Our next stop was a blessedly air-conditioned room where we will see a short version of a tea ceremony and taste some of the teas produced here. Well, the room was cool until they started boiling all that water! I keep remembering how close we are to Vietnam - only about 200 miles southeast of here. By the way, most of the population here are from the Drong, the Miao or several other ethnic minority groups.
We lined the walls, sitting on stumps at rustic log tables,
with Kevin presiding from the front:
First he made us "High Mountain Yellow Tea" which is grown, as the name would imply, at a higher altitude on the slopes. It's a green tea, but toasted longer which gives it a lovely golden yellow color when brewed; Kevin tells us it's naturally caffeine-free. The dry leaves had a lovely scent; the brewed tea had a mild pleasant odor and tasted okay.
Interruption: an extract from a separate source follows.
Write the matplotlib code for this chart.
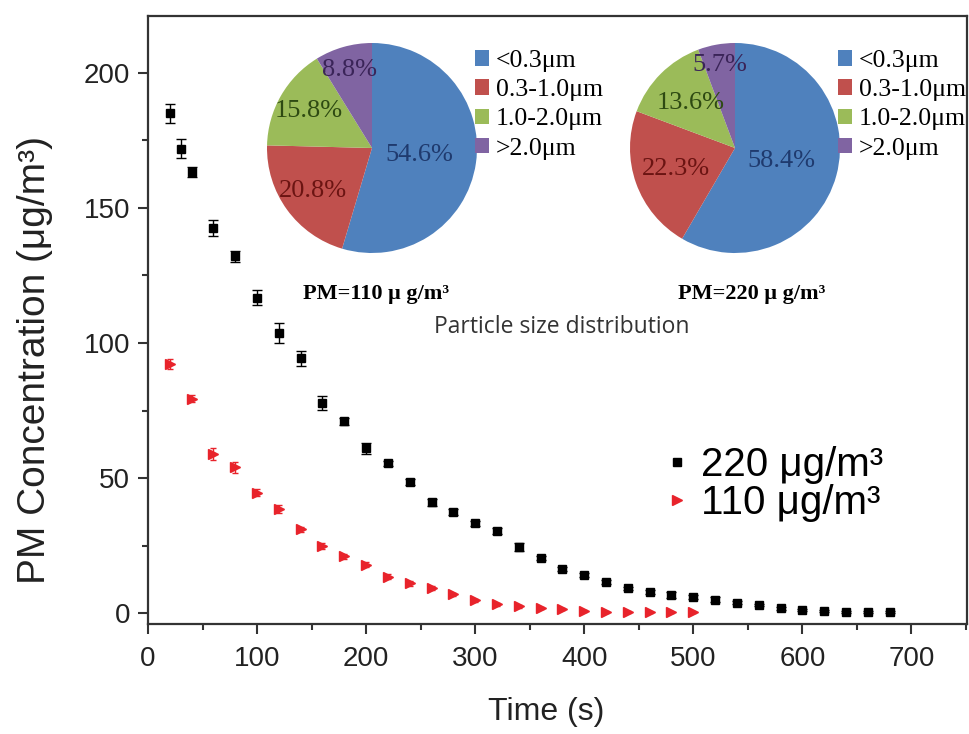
import numpy as np
import matplotlib.pyplot as plt
from matplotlib.lines import Line2D
from matplotlib.ticker import MultipleLocator

plt.rcParams['font.family'] = ['Liberation Sans', 'DejaVu Sans']

# PM decay, 220 ug/m3 starting level
t_220 = [20, 30, 40, 60, 80, 100, 120, 140, 160, 180, 200, 220, 240, 260, 280,
         300, 320, 340, 360, 380, 400, 420, 440, 460, 480, 500, 520, 540, 560,
         580, 600, 620, 640, 660, 680]
pm_220 = [185, 171.8, 163.3, 142.6, 132, 116.7, 103.6, 94.4, 77.8, 71, 61, 55.5,
          48.5, 41, 37.4, 33.3, 30.4, 24.4, 20.4, 16.3, 14, 11.5, 9.2, 7.8, 6.7,
          6, 5, 3.9, 3, 1.8, 1.1, 0.8, 0.4, 0.4, 0.4]
err_220 = [3.5, 3.5, 1.8, 3, 2.2, 2.8, 3.7, 2.8, 2.6, 1.4, 2, 1, 1, 1.2, 1.2,
           1, 1, 1.5, 0.8, 0.8, 0.7, 0.7, 0.6, 0.6, 1, 0.8, 1, 0.6, 0.5, 0.5,
           0.4, 0.3, 0.3, 0.3, 0.3]

# PM decay, 110 ug/m3 starting level
t_110 = [20, 40, 60, 80, 100, 120, 140, 160, 180, 200, 220, 240, 260, 280, 300,
         320, 340, 360, 380, 400, 420, 440, 460, 480, 500]
pm_110 = [92.3, 79.4, 59, 54, 44.6, 38.6, 31, 24.8, 21, 18, 13.5, 11, 9.3, 7,
          4.8, 3.3, 2.6, 1.8, 1.5, 0.9, 0.5, 0.4, 0.3, 0.3, 0.3]
err_110 = [1.8, 1.3, 2.3, 2, 1.3, 1.6, 1, 1, 0.8, 0.8, 1, 0.8, 0.7, 0.6, 0.6,
           0.5, 0.5, 0.4, 0.4, 0.3, 0.3, 0.3, 0.2, 0.2, 0.2]

# particle size distribution
size_bins = ['<0.3\u03bcm', '0.3-1.0\u03bcm', '1.0-2.0\u03bcm', '>2.0\u03bcm']
share_110 = [54.6, 20.8, 15.8, 8.8]
share_220 = [58.4, 22.3, 13.6, 5.7]

pie_colors = ['#4F81BD', '#C0504D', '#9BBB59', '#8064A2']
pct_colors = ['#1F3A6E', '#6B1412', '#2E4A12', '#3A2458']

fig = plt.figure(figsize=(9.69, 7.34), dpi=100)
ax = fig.add_axes([148 / 969, 1 - 624 / 734, 819 / 969, 608 / 734])

ax.errorbar(t_220, pm_220, yerr=err_220, fmt='s', color='black', ms=5.5,
            capsize=3.5, elinewidth=1, capthick=1)
ax.errorbar(t_110, pm_110, yerr=err_110, fmt='>', color='#E8232B', ms=7,
            capsize=2.5, elinewidth=1, capthick=1)

ax.set_xlim(0, 751)
ax.set_ylim(-4, 221)
ax.xaxis.set_major_locator(MultipleLocator(100))
ax.xaxis.set_minor_locator(MultipleLocator(50))
ax.yaxis.set_major_locator(MultipleLocator(50))
ax.yaxis.set_minor_locator(MultipleLocator(25))
ax.tick_params(which='major', direction='out', length=7, width=1.5,
               labelsize=20, colors='#333333', labelcolor='#222222', pad=6)
ax.tick_params(axis='x', which='major', pad=9)
ax.tick_params(which='minor', direction='out', length=4, width=1.5,
               colors='#333333')
for sp in ax.spines.values():
    sp.set_linewidth(1.6)
    sp.set_color('#333333')

ax.set_xlabel('Time (s)', fontsize=23, color='#222222', va='center')
ax.xaxis.set_label_coords(0.486, -0.145)
ax.set_ylabel('PM Concentration (\u03bcg/m\u00b3)', fontsize=28,
              color='#222222', va='center')
ax.yaxis.set_label_coords(-0.138, 0.434)

handles = [Line2D([], [], ls='none', marker='s', color='black', ms=6),
           Line2D([], [], ls='none', marker='>', color='#E8232B', ms=7)]
ax.legend(handles, ['220 \u03bcg/m\u00b3', '110 \u03bcg/m\u00b3'],
          loc='upper left', bbox_to_anchor=(665 / 969, 1 - 446 / 734),
          bbox_transform=fig.transFigure, frameon=False, fontsize=29,
          handlelength=0.6, handletextpad=0.3, labelspacing=0.0,
          borderpad=0, borderaxespad=0)


def draw_pie(left, shares, title, label_dist, title_x):
    pax = fig.add_axes([left / 969, 1 - 253 / 734, 210 / 969, 210 / 734])
    wedges, _ = pax.pie(shares, colors=pie_colors, startangle=90,
                        counterclock=False, radius=1)
    pax.set_xlim(-1, 1)
    pax.set_ylim(-1, 1)
    pax.set_aspect('equal')
    for w, val, d, c in zip(wedges, shares, label_dist, pct_colors):
        ang = np.deg2rad((w.theta1 + w.theta2) / 2)
        pax.text(d * np.cos(ang), d * np.sin(ang), f'{val}%', ha='center',
                 va='center', fontsize=19, color=c, family='Liberation Serif')
    pax.legend(wedges, size_bins, loc='upper left',
               bbox_to_anchor=((left + 208) / 969, 1 - 50 / 734),
               bbox_transform=fig.transFigure, frameon=False,
               prop={'family': 'Liberation Serif', 'size': 18.5},
               handlelength=0.55, handleheight=0.55, handletextpad=0.25,
               labelspacing=0.28, borderpad=0, borderaxespad=0)
    fig.text(title_x / 969, 1 - 294 / 734, title, ha='center',
             va='center', fontsize=16, fontweight='bold',
             family='Liberation Serif')


draw_pie(267, share_110, 'PM=110 \u03bc g/m\u00b3', [0.46, 0.7, 0.7, 0.77], 376)
draw_pie(630, share_220, 'PM=220 \u03bc g/m\u00b3', [0.46, 0.6, 0.6, 0.8], 752)

fig.text(562 / 969, 1 - 327 / 734, 'Particle size distribution', ha='center',
         va='center', fontsize=16.5, family='Open Sans', color='#333333')

fig.savefig('out.png', dpi=100)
Whenever Kevin made a pot of tea, he always washed the leaves first, pouring in boiling water then pouring it off right away. We also learned you need to brew unfermented teas in glass or glazed porcelain pots but fermented tea should be brewed in porous clay pots, one for each kind of tea. He showed us the proper way to hold the tiny two-tablespoon sized teacups: men hold them in the right hand with the left shielding it and women make an elaborate and delicate shape with their hands that looks like when you're making bird shadow-pictures on the wall. I couldn't take any pictures since my hands were busy! Both sexes are supposed to drink the cup in no more than one or two sips.
Next we tried osmanthus tea, which is imbued with the fragrance of the osmanthus (the flower of the local "state tree") by being packed in racks with alternating baskets of tea and flowers. After a week or so the tea has absorbed the fragrance and they throw the flowers away. Since I don't like floral scents and tastes that well, I didn't love this one.
Third, Kevin made us a pot of "Liu Bao" or "Six Treasure" Compressed Tea. This tea comes in 250 gram bricks, and keeps for up to 40 years; the block kind of smells like scented tobacco. You chop off a few grams, wash it as always, and brew it in a clay pot. It's a mixture of several kinds of black teas, smoked with applewood and fruit smoke. It brews up way darker than ordinary black tea, and is almost thick. Its flavor is wonderful and indescribable. Dark, rich, complex and with a lingering sweet aftertaste in the mouth and throat. They say it's good for teachers and guides because it soothes the throat from all that talking. You don't sugar any of these teas, but this one sure doesn't need it.
Our final tasting experience was Ginseng Oolong tea. It, too, has an intense dark flavor with a slight bitter ginseng taste and a sweet aftertaste, and it's also supposed to be good for your throat. Its most marvelous property is to promote weight loss! All it takes is four cups a day.
I was shocked! Shocked! to find that our tour of the tea plantation finished up at a shop, though I was actually delighted to be able to buy some of the teas. I also learned why the oolong ginseng tea promotes weight loss: if you buy enough of it to drink four cups a day, you won't be able to afford to buy food!
If you spent more than 300 yuan in their shop they give you a free mini-teapot; I have two. That's just as well, because I bought two kinds of tea, the Ginseng Oolong and the Liu Bao, and I'll be able to use one pot for each kind. Since you can steep the ginseng tea at least three times, and the Liu Bao five or six times, they're not such a bad value. That's my story, anyway.
No, to tell the truth I was in the grip of purchasing madness. Dad only barely dissuaded me from buying 740 yuan worth of Liu Bao - a 500 gram block. It turns out they have international ordering, so if I get really hooked I can have more shipped over to the States. They also had a cake of 40-year old compressed tea
worth, if I understood correctly, about $20,000 dollars.